For decades, the NFIP has been the primary source for flood insurance in the United States. However, the program has undergone reforms, most notably with the implementation of Risk Rating 2.0. This new methodology aims to make premiums more reflective of an individual property’s flood risk, rather than relying solely on broad flood zone designations. While intended to be fairer, for some homeowners, it has meant significant rate increases.

This shift, coupled with increasing flood events, has also paved the way for a growing private flood insurance market. These private insurers can sometimes offer more competitive rates, especially for lower-risk properties, and may have more flexible coverage options. It’s always wise to shop around, much like you would for any other major purchase. Don’t just accept the first quote you get!

So, Can You Actually Lower Your Flood Insurance Rates?

The million-dollar question, right? While you can’t magically move your house to a flood-free desert island, there are definitely steps you can take to potentially reduce your flood insurance rates:

Obtain an Elevation Certificate: If you haven’t already, getting an up-to-date elevation certificate is crucial. It might reveal your home is higher than you thought, leading to a rate reduction.
Mitigation Measures: Implementing flood mitigation measures can make a difference. This could include elevating your HVAC system, installing backflow valves, or even sealing your foundation. Documenting these improvements can sometimes lead to lower rates.
Shop Around: Seriously, I can’t stress this enough. Compare quotes from the NFIP and private insurers. The difference can be substantial.
Review Your Coverage: Make sure you’re not over-insured. Are the coverage amounts truly necessary? Adjusting your deductible can also impact your premium.

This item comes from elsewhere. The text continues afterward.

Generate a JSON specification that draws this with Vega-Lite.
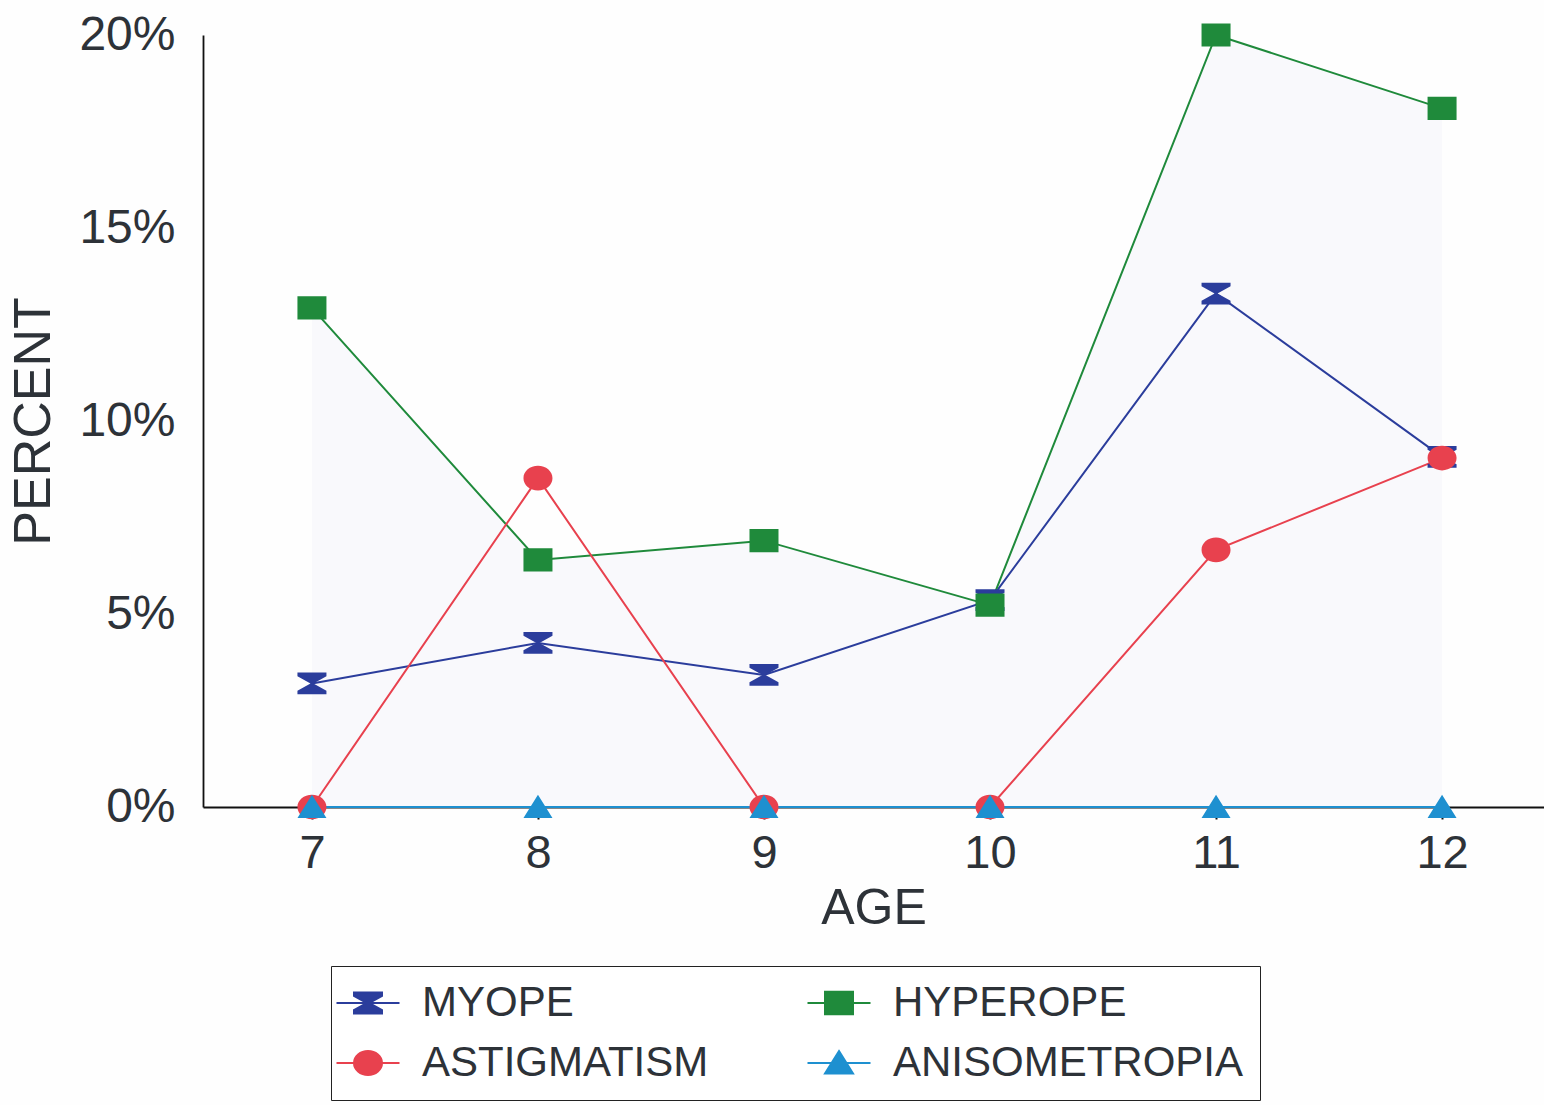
{
  "$schema": "https://vega.github.io/schema/vega-lite/v6.json",
  "width": 1341,
  "height": 772,
  "autosize": {"type": "none"},
  "padding": {"left": 203, "top": 35, "right": 0, "bottom": 298},
  "background": "#fefefe",
  "config": {
    "view": {"stroke": null},
    "font": "Liberation Sans",
    "axis": {"labelFont": "Liberation Sans", "titleFont": "Liberation Sans", "labelColor": "#2d3238", "titleColor": "#2d3238", "titleFontWeight": "normal", "grid": false, "domainColor": "#111111", "domainWidth": 1.8, "tickColor": "#111111"},
    "legend": {
      "orient": "none", "legendX": 128, "legendY": 931, "direction": "horizontal", "columns": 2,
      "padding": 16, "fillColor": "#ffffff", "strokeColor": "#222222",
      "labelFontSize": 42, "labelColor": "#2d3238", "labelFont": "Liberation Sans", "labelLimit": 600,
      "labelOffset": 33, "symbolSize": 784, "symbolStrokeWidth": 2, "columnPadding": 94, "rowPadding": 18
    }
  },
  "data": {
    "values": [
      {"series": "MYOPE", "age": 7, "value": 3.2},
      {"series": "MYOPE", "age": 8, "value": 4.25},
      {"series": "MYOPE", "age": 9, "value": 3.42},
      {"series": "MYOPE", "age": 10, "value": 5.36},
      {"series": "MYOPE", "age": 11, "value": 13.3},
      {"series": "MYOPE", "age": 12, "value": 9.07},
      {"series": "HYPEROPE", "age": 7, "value": 12.93},
      {"series": "HYPEROPE", "age": 8, "value": 6.4},
      {"series": "HYPEROPE", "age": 9, "value": 6.9},
      {"series": "HYPEROPE", "age": 10, "value": 5.23},
      {"series": "HYPEROPE", "age": 11, "value": 20.0},
      {"series": "HYPEROPE", "age": 12, "value": 18.1},
      {"series": "ASTIGMATISM", "age": 7, "value": 0},
      {"series": "ASTIGMATISM", "age": 8, "value": 8.52},
      {"series": "ASTIGMATISM", "age": 9, "value": 0},
      {"series": "ASTIGMATISM", "age": 10, "value": 0},
      {"series": "ASTIGMATISM", "age": 11, "value": 6.66},
      {"series": "ASTIGMATISM", "age": 12, "value": 9.04},
      {"series": "ANISOMETROPIA", "age": 7, "value": 0},
      {"series": "ANISOMETROPIA", "age": 8, "value": 0},
      {"series": "ANISOMETROPIA", "age": 9, "value": 0},
      {"series": "ANISOMETROPIA", "age": 10, "value": 0},
      {"series": "ANISOMETROPIA", "age": 11, "value": 0},
      {"series": "ANISOMETROPIA", "age": 12, "value": 0}
    ]
  },
  "encoding": {
    "x": {
      "field": "age", "type": "quantitative",
      "scale": {"domain": [6.518, 12.451], "nice": false, "zero": false},
      "axis": {"values": [7, 8, 9, 10, 11, 12], "title": "AGE", "labelFontSize": 47, "titleFontSize": 50, "tickSize": 12, "tickWidth": 2, "labelPadding": 11, "titlePadding": 7, "labelFlush": false}
    },
    "y": {
      "field": "value", "type": "quantitative",
      "scale": {"domain": [0, 20], "nice": false},
      "axis": {"values": [0, 5, 10, 15, 20], "labelExpr": "datum.value + '%'", "title": "PERCENT", "labelFontSize": 48, "titleFontSize": 52, "ticks": false, "labelPadding": 28, "titlePadding": 18, "labelFlush": false}
    },
    "color": {"field": "series", "type": "nominal",
      "scale": {"domain": ["MYOPE", "HYPEROPE", "ASTIGMATISM", "ANISOMETROPIA"], "range": ["#2b3d9c", "#1f8a3b", "#e8414e", "#1e90d0"]},
      "legend": {"title": null, "orient": "none", "legendX": 128, "legendY": 931, "direction": "horizontal", "columns": 2}
    }
  },
  "layer": [
    {
      "transform": [{"filter": "datum.series === 'HYPEROPE'"}],
      "mark": {"type": "area", "opacity": 1},
      "encoding": {"color": {"value": "#f9f9fc"}}
    },
    {
      "mark": {"type": "line", "strokeWidth": 2},
      "encoding": {"detail": {"field": "series"}}
    },
    {
      "mark": {"type": "point", "filled": true, "opacity": 1, "size": 841},
      "encoding": {
        "stroke": {"field": "series", "type": "nominal",
          "scale": {"domain": ["MYOPE", "HYPEROPE", "ASTIGMATISM", "ANISOMETROPIA"], "range": ["#2b3d9c", "#1f8a3b", "#e8414e", "#1e90d0"]},
          "legend": {"title": null, "orient": "none", "legendX": 128, "legendY": 931, "direction": "horizontal", "columns": 2}},
        "strokeWidth": {"value": 0},
        "shape": {"field": "series", "type": "nominal",
          "legend": {"title": null, "orient": "none", "legendX": 128, "legendY": 931, "direction": "horizontal", "columns": 2},
          "scale": {"domain": ["MYOPE", "HYPEROPE", "ASTIGMATISM", "ANISOMETROPIA"],
            "range": ["M-2.25,0H2.25M-1,-0.75H1V-0.5L0.1,0L1,0.5V0.75H-1V0.5L-0.1,0L-1,-0.5Z", "M-2.25,0H2.25M-1,-0.8H1V0.8H-1Z", "M-2.25,0H2.25M1,0A1,0.85 0 1,1 -1,0A1,0.85 0 1,1 1,0Z", "M-2.25,0H2.25M0,-0.85L1,0.75H-1Z"]}}
      }
    }
  ]
}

Wrapping Up: Don’t Let Flood Insurance Rates Be a Mystery You Can’t Solve

Understanding flood insurance rates isn’t about becoming a FEMA cartographer overnight. It’s about understanding the key factors that influence your risk and your premium. By educating yourself on your property’s specific risk profile, exploring mitigation options, and diligently shopping around, you can move from feeling like you’re playing a guessing game to feeling empowered and informed. Remember, a little bit of proactive effort now can save you a significant amount of money and, more importantly, provide peace of mind when the skies decide to open up. Don’t wait until the water is at your doorstep to figure this out – your wallet (and your sanity) will thank you.